=== Task statement ===
Only the lines from the start of the data through the line with "const seriesValues = [who60, who70, who80, who90];" belong in the copy. Restate them word for word, minus the pictures.

· · · ·

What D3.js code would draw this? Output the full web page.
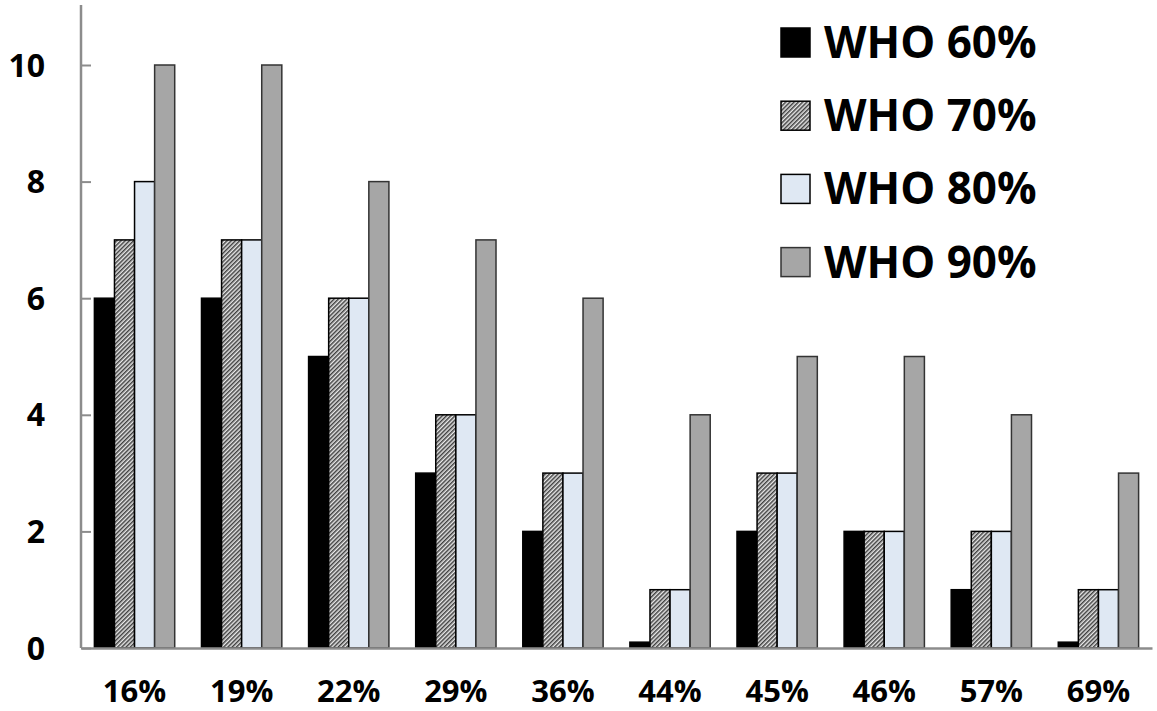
<!DOCTYPE html>
<html>
<head>
<meta charset="utf-8">
<script src="https://cdn.jsdelivr.net/npm/d3@7"></script>
<style>
  html, body { margin: 0; padding: 0; background: #fff; }
  svg { display: block; }
  text { font-family: "Open Sans", "DejaVu Sans", sans-serif; font-weight: bold; fill: #000; }
</style>
</head>
<body>
<svg id="chart" width="1157" height="711"></svg>
<script>
const categories = ["16%", "19%", "22%", "29%", "36%", "44%", "45%", "46%", "57%", "69%"];
const seriesNames = ["WHO 60%", "WHO 70%", "WHO 80%", "WHO 90%"];
const who60 = [6, 6, 5, 3, 2, 0.1, 2, 2, 1, 0.1];
const who70 = [7, 7, 6, 4, 3, 1, 3, 2, 2, 1];
const who80 = [8, 7, 6, 4, 3, 1, 3, 2, 2, 1];
const who90 = [10, 10, 8, 7, 6, 4, 5, 5, 4, 3];
const yTicks = [0, 2, 4, 6, 8, 10];

const seriesValues = [who60, who70, who80, who90];

const svg = d3.select("#chart");
const defs = svg.append("defs");
const pat = defs.append("pattern")
  .attr("id", "hatch")
  .attr("patternUnits", "userSpaceOnUse")
  .attr("width", 3).attr("height", 3)
  .attr("patternTransform", "rotate(45)");
pat.append("rect").attr("width", 3).attr("height", 3).attr("fill", "#e8e8e8");
pat.append("rect").attr("width", 1.5).attr("height", 3).attr("fill", "#404040");

const fills = ["#000000", "url(#hatch)", "#dfe8f3", "#a6a6a6"];
const strokes = ["#000000", "#000000", "#000000", "#333333"];

const axisX = 81, baseY = 648;
const x = d3.scaleBand().domain(categories).range([axisX, 1152]).paddingInner(0.25).paddingOuter(0.125);
const xs = d3.scaleBand().domain(seriesNames).range([0, x.bandwidth()]);
const y = d3.scaleLinear().domain([0, 11]).range([baseY, baseY - 11 * 58.3]);

// bars
seriesNames.forEach((s, si) => {
  svg.append("g").selectAll("rect")
    .data(categories.map((c, i) => ({ c, v: seriesValues[si][i] })))
    .join("rect")
    .attr("x", d => x(d.c) + xs(s))
    .attr("y", d => y(d.v))
    .attr("width", xs.bandwidth())
    .attr("height", d => y(0) - y(d.v))
    .attr("fill", fills[si])
    .attr("stroke", strokes[si])
    .attr("stroke-width", 1.5);
});

// y axis
const yAxis = d3.axisRight(y).tickValues(yTicks).tickSize(10).tickFormat("");
const gy = svg.append("g").attr("transform", `translate(${axisX},0)`).call(yAxis);
gy.select(".domain").remove();
gy.selectAll(".tick line").attr("stroke", "#8c8c8c").attr("stroke-width", 2);
svg.append("line").attr("x1", axisX).attr("x2", axisX).attr("y1", 5).attr("y2", baseY)
  .attr("stroke", "#8c8c8c").attr("stroke-width", 2.5);

svg.append("g").selectAll("text").data(yTicks).join("text")
  .attr("x", 45).attr("y", d => y(d)).attr("dy", "0.36em")
  .attr("text-anchor", "end").attr("font-size", 32)
  .text(d => d);

// x axis
const xAxis = d3.axisBottom(x).tickSize(0).tickFormat("");
const gx = svg.append("g").attr("transform", `translate(0,${baseY})`).call(xAxis);
gx.select(".domain").attr("stroke", "#8c8c8c").attr("stroke-width", 2.5);

svg.append("g").selectAll("text").data(categories).join("text")
  .attr("x", d => x(d) + x.bandwidth() / 2).attr("y", 702)
  .attr("text-anchor", "middle").attr("font-size", 31)
  .text(d => d);

// legend
const leg = svg.append("g");
seriesNames.forEach((s, i) => {
  const top = 28 + i * 73.2;
  leg.append("rect").attr("x", 781).attr("y", top).attr("width", 29).attr("height", 29)
    .attr("fill", fills[i]).attr("stroke", strokes[i]).attr("stroke-width", 1.5);
  leg.append("text").attr("x", 824).attr("y", top + 30).attr("font-size", 44).text(s);
});
</script>
</body>
</html>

· · · ·

=== The output ===
What D3.js code would draw this? Output the full web page.
<!DOCTYPE html>
<html>
<head>
<meta charset="utf-8">
<script src="https://cdn.jsdelivr.net/npm/d3@7"></script>
<style>
  html, body { margin: 0; padding: 0; background: #fff; }
  svg { display: block; }
  text { font-family: "Open Sans", "DejaVu Sans", sans-serif; font-weight: bold; fill: #000; }
</style>
</head>
<body>
<svg id="chart" width="1157" height="711"></svg>
<script>
const categories = ["16%", "19%", "22%", "29%", "36%", "44%", "45%", "46%", "57%", "69%"];
const seriesNames = ["WHO 60%", "WHO 70%", "WHO 80%", "WHO 90%"];
const who60 = [6, 6, 5, 3, 2, 0.1, 2, 2, 1, 0.1];
const who70 = [7, 7, 6, 4, 3, 1, 3, 2, 2, 1];
const who80 = [8, 7, 6, 4, 3, 1, 3, 2, 2, 1];
const who90 = [10, 10, 8, 7, 6, 4, 5, 5, 4, 3];
const yTicks = [0, 2, 4, 6, 8, 10];

const seriesValues = [who60, who70, who80, who90];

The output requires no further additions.